CAPE CANAVERAL, Florida — Mars, get ready for another visitor or two. This weekend, NASA’s Maven spacecraft will reach the red planet following a 10-month journey spanning 442 million miles (711 million kilometers).
If all goes well, the robotic explorer will hit the brakes and slip into Martian orbit Sunday night.
“I’m all on pins and needles. This is a critical event,” NASA’s director of planetary science, Jim Green, said Wednesday.
Maven is not designed to land; rather, it will study Mars’ upper atmosphere from orbit.
Hot on Maven’s heels is India’s first interplanetary spacecraft, Mangalyaan, which is due to go into orbit around Mars two days after Maven.
Scientists want to learn how Mars went from a warm, wet world that may have harbored microbial life during its first billion years, to the cold, barren place of today. Maven should help explain the atmospheric changes that led to this radical climate change.
“Where did the water go? Where did the CO2 go from that early environment?” said chief investigator Bruce Jakosky of the University of Colorado’s Laboratory for Atmospheric and Space Physics in Boulder.
These escaping gases likely went down into the Martian crust and up into the upper atmosphere and out into space. Jakosky and his team hope to ascertain whether the climatic about-face resulted from the sun’s stripping away of the early atmospheric water and carbon dioxide.
“We measure these things today even though the processes we’re interested in operated billions of years ago,” he said.

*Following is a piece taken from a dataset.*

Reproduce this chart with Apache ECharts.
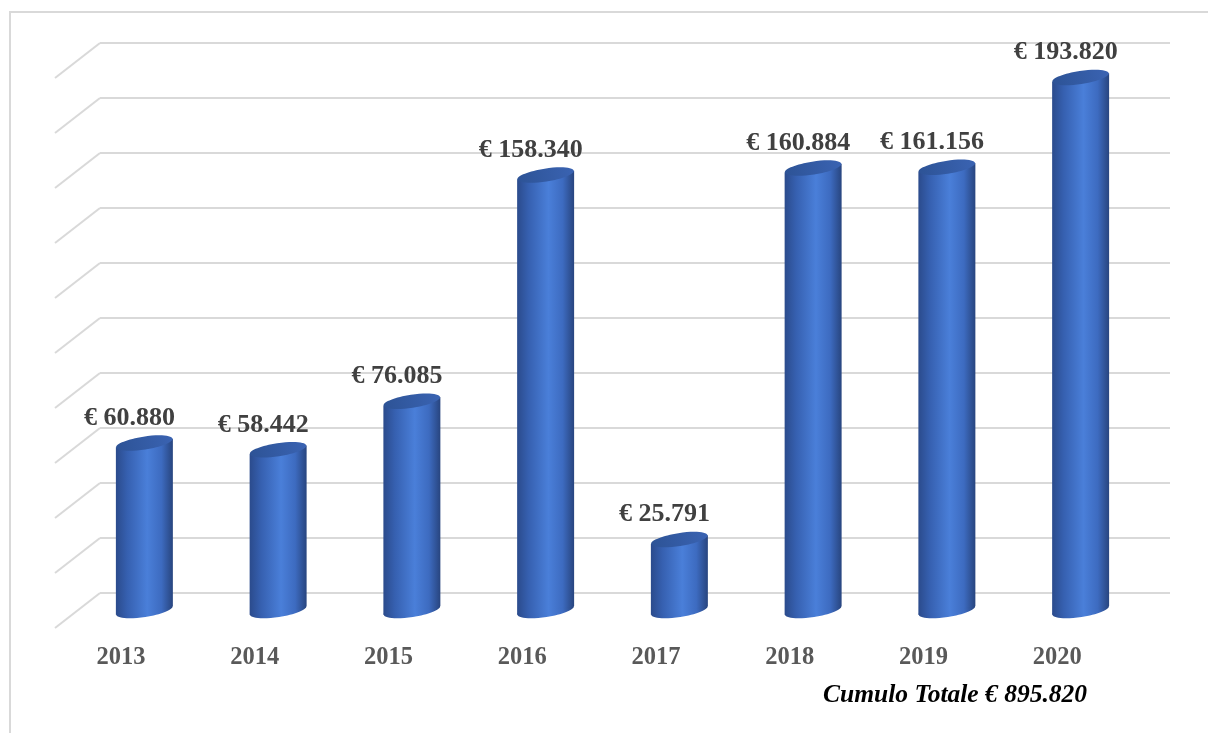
<!DOCTYPE html>
<html>
<head>
<meta charset="utf-8">
<script src="https://cdn.jsdelivr.net/npm/echarts@6/dist/echarts.min.js"></script>
<style>
  html, body { margin: 0; padding: 0; background: #fff; }
  #main { width: 1208px; height: 733px; }
</style>
</head>
<body>
<div id="main"></div>
<script>
  // dati
  var years = ['2013', '2014', '2015', '2016', '2017', '2018', '2019', '2020'];
  var amounts = [60880, 58442, 76085, 158340, 25791, 160884, 161156, 193820];
  var yTicks = [0, 20000, 40000, 60000, 80000, 100000, 120000, 140000, 160000, 180000, 200000];
  var totalText = 'Cumulo Totale € 895.820';

  // profondità prospettica (parete di fondo -> fronte)
  var DX = -45, DY = 35;

  function euro(v) {
    return '€ ' + String(v).replace(/\B(?=(\d{3})+(?!\d))/g, '.');
  }

  var chart = echarts.init(document.getElementById('main'));

  function renderGridSide(params, api) {
    var p = api.coord([0, api.value(0)]);
    var band = api.size([1, 0])[0];
    var x0 = p[0] - band / 2;
    return {
      type: 'line',
      shape: { x1: x0, y1: p[1], x2: x0 + DX, y2: p[1] + DY },
      style: { stroke: '#d9d9d9', lineWidth: 2 }
    };
  }

  function renderCylinder(params, api) {
    var top = api.coord([api.value(0), api.value(1)]);
    var base = api.coord([api.value(0), 0]);
    var band = api.size([1, 0])[0];
    var cx = top[0] + DX / 2;
    var ty = top[1] + DY / 2;
    var by = base[1] + DY / 2;
    var rx = band * 0.213, ry = 6.5, rot = 0.15;
    var tilt = rx * Math.sin(rot);
    var bodyFill = new echarts.graphic.LinearGradient(0, 0, 1, 0, [
      { offset: 0, color: '#2b4b8c' },
      { offset: 0.2, color: '#3660b0' },
      { offset: 0.55, color: '#4a7fd9' },
      { offset: 0.8, color: '#3d6bc0' },
      { offset: 1, color: '#28457f' }
    ]);
    var topFill = new echarts.graphic.LinearGradient(0, 0, 1, 0, [
      { offset: 0, color: '#2d5396' },
      { offset: 1, color: '#3a63b2' }
    ]);
    return {
      type: 'group',
      children: [
        {
          type: 'ellipse',
          shape: { cx: cx, cy: by, rx: rx, ry: ry },
          rotation: rot, originX: cx, originY: by,
          style: { fill: bodyFill }
        },
        {
          type: 'polygon',
          shape: {
            points: [
              [cx - rx, ty + tilt], [cx + rx, ty - tilt],
              [cx + rx, by - tilt], [cx - rx, by + tilt]
            ]
          },
          style: { fill: bodyFill }
        },
        {
          type: 'ellipse',
          shape: { cx: cx, cy: ty, rx: rx, ry: ry },
          rotation: rot, originX: cx, originY: ty,
          style: { fill: topFill }
        },
        {
          type: 'text',
          style: {
            text: euro(api.value(1)),
            x: cx - 15, y: ty - 25,
            align: 'center', verticalAlign: 'middle',
            font: 'bold 26px "Liberation Serif"',
            fill: '#404040'
          }
        }
      ]
    };
  }

  var option = {
    animation: false,
    backgroundColor: '#ffffff',
    grid: { left: 100, right: 38, top: 43, bottom: 140 },
    xAxis: {
      type: 'category',
      data: years,
      axisLine: { show: false },
      axisTick: { show: false },
      axisLabel: {
        margin: 52,
        padding: [0, 92, 0, 0],
        fontFamily: 'Liberation Serif',
        fontWeight: 'bold',
        fontSize: 24.5,
        color: '#595959'
      }
    },
    yAxis: {
      type: 'value',
      min: 0,
      max: 200000,
      interval: 20000,
      axisLabel: { show: false },
      axisLine: { show: false },
      axisTick: { show: false },
      splitLine: { lineStyle: { color: '#d9d9d9', width: 2 } }
    },
    graphic: [
      {
        type: 'polyline',
        shape: { points: [[10, 733], [10, 12], [1208, 12]] },
        style: { stroke: '#d9d9d9', lineWidth: 2, fill: null }
      },
      {
        type: 'text',
        x: 955, y: 695,
        style: {
          text: totalText,
          align: 'center', verticalAlign: 'middle',
          font: 'italic bold 25.5px "Liberation Serif"',
          fill: '#000000'
        }
      }
    ],
    series: [
      {
        type: 'custom',
        renderItem: renderGridSide,
        data: yTicks.map(function (v) { return [v]; }),
        encode: { y: 0 },
        silent: true,
        z: 1
      },
      {
        type: 'custom',
        renderItem: renderCylinder,
        data: amounts.map(function (v, i) { return [i, v]; }),
        encode: { x: 0, y: 1 },
        z: 3
      }
    ]
  };

  chart.setOption(option);
</script>
</body>
</html>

NASA launched Maven from Cape Canaveral last November on the $671 million mission, the first dedicated to studying the Martian upper atmosphere. As of Wednesday, the spacecraft was less than 750,000 miles (1.2 million kilometers) from its destination; Maven’s view of the red planet would be roughly equivalent to a baseball about 52 feet (15.8 million meters) away.
“So Mars is really growing right now as we approach, just four days away,” said David Mitchell, NASA project manager.

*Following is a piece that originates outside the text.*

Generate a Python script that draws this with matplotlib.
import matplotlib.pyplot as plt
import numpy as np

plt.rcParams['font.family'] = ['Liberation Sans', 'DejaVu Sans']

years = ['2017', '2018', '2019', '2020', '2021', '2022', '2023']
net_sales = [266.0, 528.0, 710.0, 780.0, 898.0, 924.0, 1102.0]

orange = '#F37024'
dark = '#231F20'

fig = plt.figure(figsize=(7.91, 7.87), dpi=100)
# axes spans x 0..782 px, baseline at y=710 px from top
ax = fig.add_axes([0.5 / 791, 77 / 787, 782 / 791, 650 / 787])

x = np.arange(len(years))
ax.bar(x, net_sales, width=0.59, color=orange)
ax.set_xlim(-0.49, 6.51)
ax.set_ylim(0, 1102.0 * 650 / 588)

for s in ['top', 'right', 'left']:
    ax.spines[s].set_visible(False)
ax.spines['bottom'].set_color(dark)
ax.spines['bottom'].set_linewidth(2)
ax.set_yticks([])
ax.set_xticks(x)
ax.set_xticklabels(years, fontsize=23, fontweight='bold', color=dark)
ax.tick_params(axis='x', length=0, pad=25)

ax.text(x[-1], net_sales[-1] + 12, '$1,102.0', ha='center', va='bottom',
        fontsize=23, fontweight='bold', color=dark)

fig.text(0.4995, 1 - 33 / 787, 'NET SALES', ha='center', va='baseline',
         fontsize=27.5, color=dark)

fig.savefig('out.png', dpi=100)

The boxy, solar-winged craft is as long as a school bus and as hefty as a 5,400-pound (2,450-kilogram) SUV.
NASA expects a scientific bonus from Maven thanks to Comet Siding Spring.

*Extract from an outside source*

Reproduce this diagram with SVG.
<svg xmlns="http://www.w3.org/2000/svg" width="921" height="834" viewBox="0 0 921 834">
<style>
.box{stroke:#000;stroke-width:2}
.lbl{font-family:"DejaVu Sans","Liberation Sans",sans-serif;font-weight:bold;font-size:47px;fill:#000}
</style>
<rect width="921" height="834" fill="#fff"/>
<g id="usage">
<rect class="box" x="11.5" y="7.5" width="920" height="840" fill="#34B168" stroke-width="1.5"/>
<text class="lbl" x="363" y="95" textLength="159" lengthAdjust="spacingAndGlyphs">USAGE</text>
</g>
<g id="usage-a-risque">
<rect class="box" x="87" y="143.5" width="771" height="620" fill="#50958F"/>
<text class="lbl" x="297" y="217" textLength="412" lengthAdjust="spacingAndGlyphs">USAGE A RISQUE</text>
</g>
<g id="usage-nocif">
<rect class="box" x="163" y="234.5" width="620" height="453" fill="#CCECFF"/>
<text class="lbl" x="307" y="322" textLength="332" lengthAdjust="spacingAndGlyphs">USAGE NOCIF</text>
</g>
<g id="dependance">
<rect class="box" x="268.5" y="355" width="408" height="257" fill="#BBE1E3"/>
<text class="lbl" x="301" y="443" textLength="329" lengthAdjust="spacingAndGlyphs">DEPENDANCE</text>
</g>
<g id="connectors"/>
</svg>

The nucleus of the comet, discovered just last year, will pass within 82,000 miles (132,000 kilometers) of Mars on Oct. 19. NASA initially feared the trailing comet dust might jeopardize Maven, but the risk now appears to be minimal, Jakosky said. The spacecraft will observe Siding Spring, providing it can do so safely, and analyze the Martian atmosphere before and after the comet passes by.
“I’m told the odds of having an approach that close to Mars are about 1 in 1 million years, so it’s really luck that we get the opportunity here,” Jakosky said.
Maven — short for Mars Atmosphere and Volatile Evolution — is a scout for the human explorers whom NASA hopes to send in the decades ahead. It’s NASA’s 21st mission to Mars since the 1960s.
There are three spacecraft now circling Mars — one European and two U.S. — and two NASA rovers exploring the surface.
“For humans to go to Mars, it’s not like ‘Star Trek.’ It’s not like ‘go where no man has gone before,’ ” Green told reporters. “It’s really the planetary scientists that are blazing the trail for us to understand everything about Mars that we need to for humans to be able to land safely on Mars and explore and journey around the planet.”